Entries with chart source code
========================

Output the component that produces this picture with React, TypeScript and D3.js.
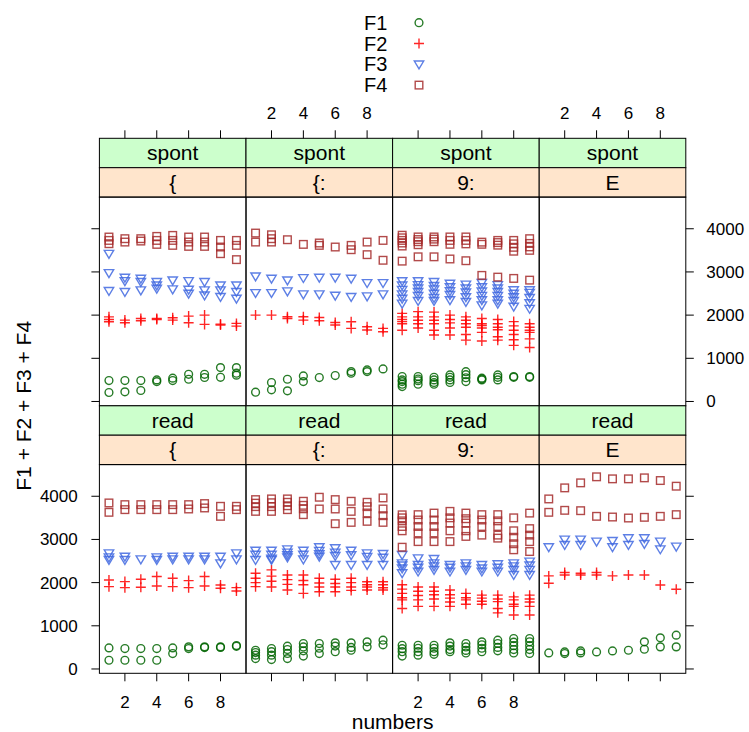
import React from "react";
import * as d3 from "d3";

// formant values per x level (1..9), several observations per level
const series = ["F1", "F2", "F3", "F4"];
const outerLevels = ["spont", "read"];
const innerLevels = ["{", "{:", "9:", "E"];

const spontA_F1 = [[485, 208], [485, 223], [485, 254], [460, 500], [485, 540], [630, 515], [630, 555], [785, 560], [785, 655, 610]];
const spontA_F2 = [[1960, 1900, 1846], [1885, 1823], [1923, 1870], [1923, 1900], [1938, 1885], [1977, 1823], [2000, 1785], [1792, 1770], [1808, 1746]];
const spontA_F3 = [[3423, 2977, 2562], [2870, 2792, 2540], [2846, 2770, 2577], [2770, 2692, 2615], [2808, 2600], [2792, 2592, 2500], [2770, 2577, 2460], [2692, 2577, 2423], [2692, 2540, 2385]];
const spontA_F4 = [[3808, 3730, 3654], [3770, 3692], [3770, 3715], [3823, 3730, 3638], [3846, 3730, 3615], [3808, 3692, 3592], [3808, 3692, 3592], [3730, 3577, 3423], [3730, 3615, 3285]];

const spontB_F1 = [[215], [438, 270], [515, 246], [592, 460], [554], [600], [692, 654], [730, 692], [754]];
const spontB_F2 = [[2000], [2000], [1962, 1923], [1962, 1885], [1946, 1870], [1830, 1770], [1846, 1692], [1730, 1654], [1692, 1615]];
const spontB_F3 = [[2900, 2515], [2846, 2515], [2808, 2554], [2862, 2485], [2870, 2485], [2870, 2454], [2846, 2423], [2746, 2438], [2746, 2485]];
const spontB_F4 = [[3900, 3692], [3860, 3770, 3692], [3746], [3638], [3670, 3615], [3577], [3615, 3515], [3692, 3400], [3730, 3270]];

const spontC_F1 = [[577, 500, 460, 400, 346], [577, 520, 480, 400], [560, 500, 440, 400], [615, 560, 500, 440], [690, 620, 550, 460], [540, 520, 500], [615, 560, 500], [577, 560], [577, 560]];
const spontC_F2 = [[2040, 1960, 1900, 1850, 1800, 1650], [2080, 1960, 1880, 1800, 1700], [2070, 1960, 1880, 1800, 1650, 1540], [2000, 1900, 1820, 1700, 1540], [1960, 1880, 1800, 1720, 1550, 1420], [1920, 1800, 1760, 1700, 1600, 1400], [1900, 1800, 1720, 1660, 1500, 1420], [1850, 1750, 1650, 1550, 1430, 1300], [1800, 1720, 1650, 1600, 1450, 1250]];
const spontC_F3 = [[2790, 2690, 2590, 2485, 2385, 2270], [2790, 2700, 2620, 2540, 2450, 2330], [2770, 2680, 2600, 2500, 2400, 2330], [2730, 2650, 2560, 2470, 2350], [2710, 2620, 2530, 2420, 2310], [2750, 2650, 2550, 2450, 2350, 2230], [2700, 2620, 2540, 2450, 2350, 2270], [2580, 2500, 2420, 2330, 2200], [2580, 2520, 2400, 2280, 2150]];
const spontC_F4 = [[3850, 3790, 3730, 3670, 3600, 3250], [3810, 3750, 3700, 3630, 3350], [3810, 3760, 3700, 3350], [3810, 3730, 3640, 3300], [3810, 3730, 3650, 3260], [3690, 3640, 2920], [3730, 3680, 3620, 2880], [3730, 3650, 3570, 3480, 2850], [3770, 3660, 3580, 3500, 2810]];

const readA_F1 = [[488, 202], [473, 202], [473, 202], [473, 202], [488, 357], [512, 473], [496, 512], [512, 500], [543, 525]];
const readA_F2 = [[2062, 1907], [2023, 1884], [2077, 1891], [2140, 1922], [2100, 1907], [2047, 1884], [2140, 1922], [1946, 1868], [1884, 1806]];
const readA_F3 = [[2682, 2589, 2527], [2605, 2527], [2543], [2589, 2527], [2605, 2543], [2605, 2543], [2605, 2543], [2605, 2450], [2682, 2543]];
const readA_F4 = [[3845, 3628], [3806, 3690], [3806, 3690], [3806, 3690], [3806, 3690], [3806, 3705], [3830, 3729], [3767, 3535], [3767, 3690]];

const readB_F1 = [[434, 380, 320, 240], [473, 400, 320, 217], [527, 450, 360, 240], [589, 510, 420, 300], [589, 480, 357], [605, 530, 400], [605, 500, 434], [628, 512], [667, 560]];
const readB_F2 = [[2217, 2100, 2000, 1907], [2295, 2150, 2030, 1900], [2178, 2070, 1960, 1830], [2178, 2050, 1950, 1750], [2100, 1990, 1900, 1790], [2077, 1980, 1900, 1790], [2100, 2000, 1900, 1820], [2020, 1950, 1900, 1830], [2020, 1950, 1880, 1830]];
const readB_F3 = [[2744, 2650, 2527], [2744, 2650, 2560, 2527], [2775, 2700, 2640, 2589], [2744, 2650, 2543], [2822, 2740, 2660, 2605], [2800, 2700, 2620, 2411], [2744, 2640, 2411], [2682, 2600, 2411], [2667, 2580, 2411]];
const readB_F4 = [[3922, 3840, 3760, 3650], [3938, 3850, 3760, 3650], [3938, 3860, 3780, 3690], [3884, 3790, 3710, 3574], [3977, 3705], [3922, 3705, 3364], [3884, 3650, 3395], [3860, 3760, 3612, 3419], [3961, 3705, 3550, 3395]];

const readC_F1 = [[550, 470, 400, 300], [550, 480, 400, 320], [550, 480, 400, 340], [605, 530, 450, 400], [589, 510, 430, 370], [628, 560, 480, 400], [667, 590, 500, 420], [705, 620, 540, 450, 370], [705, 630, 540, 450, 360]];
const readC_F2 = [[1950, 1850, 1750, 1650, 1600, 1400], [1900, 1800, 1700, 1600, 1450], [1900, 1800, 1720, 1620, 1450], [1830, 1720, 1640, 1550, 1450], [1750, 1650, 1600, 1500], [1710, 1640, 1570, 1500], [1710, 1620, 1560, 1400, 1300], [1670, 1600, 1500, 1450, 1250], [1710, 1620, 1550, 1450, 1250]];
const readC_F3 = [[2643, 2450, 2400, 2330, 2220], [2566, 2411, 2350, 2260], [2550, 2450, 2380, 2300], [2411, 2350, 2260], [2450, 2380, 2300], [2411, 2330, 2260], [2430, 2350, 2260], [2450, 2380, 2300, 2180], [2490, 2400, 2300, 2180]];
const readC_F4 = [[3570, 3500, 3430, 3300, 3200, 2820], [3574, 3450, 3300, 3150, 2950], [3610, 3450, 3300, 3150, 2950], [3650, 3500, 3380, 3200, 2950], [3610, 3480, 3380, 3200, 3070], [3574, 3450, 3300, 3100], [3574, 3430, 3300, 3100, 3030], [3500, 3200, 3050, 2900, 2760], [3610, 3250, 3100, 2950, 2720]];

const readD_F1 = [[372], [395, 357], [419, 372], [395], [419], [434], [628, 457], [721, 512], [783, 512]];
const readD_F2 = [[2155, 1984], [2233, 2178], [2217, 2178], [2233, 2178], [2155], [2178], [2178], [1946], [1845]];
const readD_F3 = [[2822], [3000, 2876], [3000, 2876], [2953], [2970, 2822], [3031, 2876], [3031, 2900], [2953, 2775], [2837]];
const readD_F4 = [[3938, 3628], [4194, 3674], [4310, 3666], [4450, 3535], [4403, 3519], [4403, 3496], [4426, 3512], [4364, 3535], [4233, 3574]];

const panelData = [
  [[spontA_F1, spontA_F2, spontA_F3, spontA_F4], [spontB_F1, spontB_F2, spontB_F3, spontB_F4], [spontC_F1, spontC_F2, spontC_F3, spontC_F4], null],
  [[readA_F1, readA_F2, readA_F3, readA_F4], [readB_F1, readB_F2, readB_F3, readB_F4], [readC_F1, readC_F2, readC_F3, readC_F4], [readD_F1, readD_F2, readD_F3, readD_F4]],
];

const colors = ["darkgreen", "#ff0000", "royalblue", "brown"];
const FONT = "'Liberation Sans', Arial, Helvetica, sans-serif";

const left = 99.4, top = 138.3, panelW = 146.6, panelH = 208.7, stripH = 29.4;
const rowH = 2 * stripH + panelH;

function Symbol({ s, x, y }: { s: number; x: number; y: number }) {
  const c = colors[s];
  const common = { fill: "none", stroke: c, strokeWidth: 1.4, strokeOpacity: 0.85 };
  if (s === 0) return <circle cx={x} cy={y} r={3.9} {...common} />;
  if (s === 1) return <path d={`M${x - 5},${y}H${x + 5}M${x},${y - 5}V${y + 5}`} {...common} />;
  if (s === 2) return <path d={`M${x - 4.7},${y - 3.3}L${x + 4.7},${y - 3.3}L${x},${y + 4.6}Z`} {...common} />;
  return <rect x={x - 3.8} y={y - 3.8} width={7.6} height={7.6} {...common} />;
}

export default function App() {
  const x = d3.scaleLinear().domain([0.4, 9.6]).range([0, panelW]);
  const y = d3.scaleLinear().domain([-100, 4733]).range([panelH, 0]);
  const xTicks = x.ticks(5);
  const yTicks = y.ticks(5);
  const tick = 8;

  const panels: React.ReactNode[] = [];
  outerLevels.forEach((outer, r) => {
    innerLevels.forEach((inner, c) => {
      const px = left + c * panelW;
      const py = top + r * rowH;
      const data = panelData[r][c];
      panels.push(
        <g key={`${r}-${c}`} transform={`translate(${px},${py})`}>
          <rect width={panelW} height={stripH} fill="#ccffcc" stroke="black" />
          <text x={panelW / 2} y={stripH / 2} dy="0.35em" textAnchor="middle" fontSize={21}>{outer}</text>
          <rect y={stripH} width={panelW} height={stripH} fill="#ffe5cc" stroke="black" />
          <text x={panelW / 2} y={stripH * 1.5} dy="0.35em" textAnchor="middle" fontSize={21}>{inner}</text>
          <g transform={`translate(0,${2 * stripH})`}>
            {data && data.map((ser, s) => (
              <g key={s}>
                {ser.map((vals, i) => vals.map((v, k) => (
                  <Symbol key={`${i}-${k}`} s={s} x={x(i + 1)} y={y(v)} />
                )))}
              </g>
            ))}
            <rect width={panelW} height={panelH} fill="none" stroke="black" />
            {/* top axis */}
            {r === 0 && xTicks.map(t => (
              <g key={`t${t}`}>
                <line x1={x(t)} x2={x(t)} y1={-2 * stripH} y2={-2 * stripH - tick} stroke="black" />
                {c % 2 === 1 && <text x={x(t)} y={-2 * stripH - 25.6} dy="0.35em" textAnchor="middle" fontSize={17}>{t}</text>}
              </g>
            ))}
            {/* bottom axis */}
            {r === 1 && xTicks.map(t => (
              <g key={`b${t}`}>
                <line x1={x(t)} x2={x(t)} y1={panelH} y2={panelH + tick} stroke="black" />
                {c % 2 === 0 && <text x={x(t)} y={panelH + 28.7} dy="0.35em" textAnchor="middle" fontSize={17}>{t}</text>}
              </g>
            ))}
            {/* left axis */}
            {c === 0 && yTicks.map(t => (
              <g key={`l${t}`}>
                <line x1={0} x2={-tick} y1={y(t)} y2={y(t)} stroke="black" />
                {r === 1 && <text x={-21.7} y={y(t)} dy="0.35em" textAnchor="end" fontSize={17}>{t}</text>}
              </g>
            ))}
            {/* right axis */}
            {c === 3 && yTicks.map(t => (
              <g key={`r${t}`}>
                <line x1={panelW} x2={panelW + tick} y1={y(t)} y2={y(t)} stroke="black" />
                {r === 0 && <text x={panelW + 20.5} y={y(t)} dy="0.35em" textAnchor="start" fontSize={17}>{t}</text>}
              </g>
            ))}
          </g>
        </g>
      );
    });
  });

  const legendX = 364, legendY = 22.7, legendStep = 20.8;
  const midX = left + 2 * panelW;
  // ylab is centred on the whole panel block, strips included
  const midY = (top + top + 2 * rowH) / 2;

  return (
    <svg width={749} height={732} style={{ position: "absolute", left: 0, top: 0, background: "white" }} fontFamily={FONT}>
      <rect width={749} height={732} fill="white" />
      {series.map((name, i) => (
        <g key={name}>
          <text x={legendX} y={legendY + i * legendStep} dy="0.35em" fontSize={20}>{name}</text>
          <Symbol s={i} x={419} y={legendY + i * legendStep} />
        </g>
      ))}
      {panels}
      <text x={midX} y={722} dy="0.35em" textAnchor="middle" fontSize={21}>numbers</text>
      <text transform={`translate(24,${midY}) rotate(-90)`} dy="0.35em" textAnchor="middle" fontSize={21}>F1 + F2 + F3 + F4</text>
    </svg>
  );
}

========================

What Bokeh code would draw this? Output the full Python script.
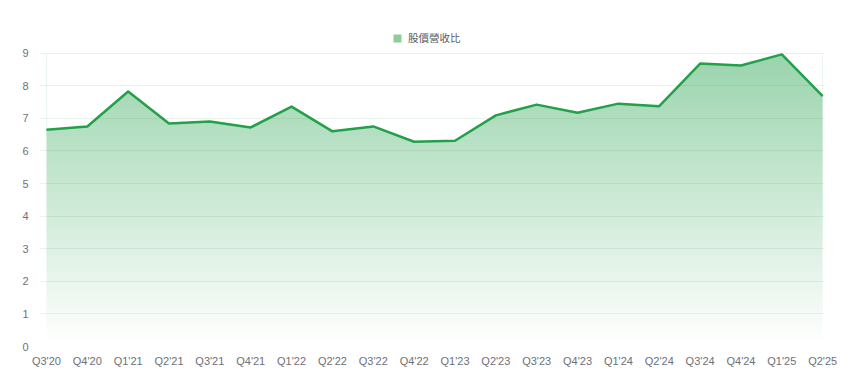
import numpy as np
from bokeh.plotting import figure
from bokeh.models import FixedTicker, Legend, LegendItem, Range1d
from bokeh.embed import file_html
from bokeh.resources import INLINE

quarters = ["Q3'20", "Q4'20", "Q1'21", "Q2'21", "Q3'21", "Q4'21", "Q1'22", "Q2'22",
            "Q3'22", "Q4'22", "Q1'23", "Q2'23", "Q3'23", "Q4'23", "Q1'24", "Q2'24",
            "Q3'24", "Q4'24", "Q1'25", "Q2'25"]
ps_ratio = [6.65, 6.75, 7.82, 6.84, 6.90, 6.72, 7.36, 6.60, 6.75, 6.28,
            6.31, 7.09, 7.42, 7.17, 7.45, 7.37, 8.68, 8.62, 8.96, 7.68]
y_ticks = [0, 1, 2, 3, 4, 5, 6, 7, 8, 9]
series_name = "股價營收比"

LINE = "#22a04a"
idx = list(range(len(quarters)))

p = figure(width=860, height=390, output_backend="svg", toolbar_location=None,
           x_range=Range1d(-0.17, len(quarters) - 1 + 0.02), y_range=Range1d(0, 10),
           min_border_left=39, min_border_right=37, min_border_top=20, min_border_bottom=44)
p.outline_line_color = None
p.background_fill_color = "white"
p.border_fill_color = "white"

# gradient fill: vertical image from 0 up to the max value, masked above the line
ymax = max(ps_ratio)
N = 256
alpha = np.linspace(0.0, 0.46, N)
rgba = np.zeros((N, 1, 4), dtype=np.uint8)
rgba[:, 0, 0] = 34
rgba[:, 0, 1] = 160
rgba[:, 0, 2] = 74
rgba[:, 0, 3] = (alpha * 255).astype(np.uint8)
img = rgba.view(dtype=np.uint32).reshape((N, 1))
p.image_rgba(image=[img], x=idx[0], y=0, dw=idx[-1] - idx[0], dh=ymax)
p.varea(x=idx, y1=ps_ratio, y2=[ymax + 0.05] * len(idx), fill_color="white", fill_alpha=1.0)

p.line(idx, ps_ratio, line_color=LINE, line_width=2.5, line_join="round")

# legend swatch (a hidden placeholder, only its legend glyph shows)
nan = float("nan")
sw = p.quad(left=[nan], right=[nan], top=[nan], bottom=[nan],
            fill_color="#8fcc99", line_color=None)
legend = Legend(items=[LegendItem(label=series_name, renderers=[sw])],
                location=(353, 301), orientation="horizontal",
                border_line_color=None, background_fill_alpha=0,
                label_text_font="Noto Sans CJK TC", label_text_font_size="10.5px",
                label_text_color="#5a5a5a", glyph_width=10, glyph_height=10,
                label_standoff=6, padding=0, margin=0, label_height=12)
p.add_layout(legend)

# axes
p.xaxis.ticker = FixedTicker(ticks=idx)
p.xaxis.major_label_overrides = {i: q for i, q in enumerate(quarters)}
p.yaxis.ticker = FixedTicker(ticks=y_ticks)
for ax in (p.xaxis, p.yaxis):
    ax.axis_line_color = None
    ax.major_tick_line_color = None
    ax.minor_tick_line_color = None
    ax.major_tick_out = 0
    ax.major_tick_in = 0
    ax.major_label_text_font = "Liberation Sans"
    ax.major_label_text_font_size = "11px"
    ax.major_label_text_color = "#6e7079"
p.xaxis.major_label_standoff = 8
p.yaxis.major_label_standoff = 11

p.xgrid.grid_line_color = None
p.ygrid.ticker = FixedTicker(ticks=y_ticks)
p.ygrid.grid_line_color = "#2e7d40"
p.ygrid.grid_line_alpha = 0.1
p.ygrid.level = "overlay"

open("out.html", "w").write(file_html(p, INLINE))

========================

• Exercise goal:
Skip all pictures. Output only the lines from the one containing "Output the component" to the one containing "[3730, 3615, 3285]];", both lines included.

• Output:
Output the component that produces this picture with React, TypeScript and D3.js.
import React from "react";
import * as d3 from "d3";

// formant values per x level (1..9), several observations per level
const series = ["F1", "F2", "F3", "F4"];
const outerLevels = ["spont", "read"];
const innerLevels = ["{", "{:", "9:", "E"];

const spontA_F1 = [[485, 208], [485, 223], [485, 254], [460, 500], [485, 540], [630, 515], [630, 555], [785, 560], [785, 655, 610]];
const spontA_F2 = [[1960, 1900, 1846], [1885, 1823], [1923, 1870], [1923, 1900], [1938, 1885], [1977, 1823], [2000, 1785], [1792, 1770], [1808, 1746]];
const spontA_F3 = [[3423, 2977, 2562], [2870, 2792, 2540], [2846, 2770, 2577], [2770, 2692, 2615], [2808, 2600], [2792, 2592, 2500], [2770, 2577, 2460], [2692, 2577, 2423], [2692, 2540, 2385]];
const spontA_F4 = [[3808, 3730, 3654], [3770, 3692], [3770, 3715], [3823, 3730, 3638], [3846, 3730, 3615], [3808, 3692, 3592], [3808, 3692, 3592], [3730, 3577, 3423], [3730, 3615, 3285]];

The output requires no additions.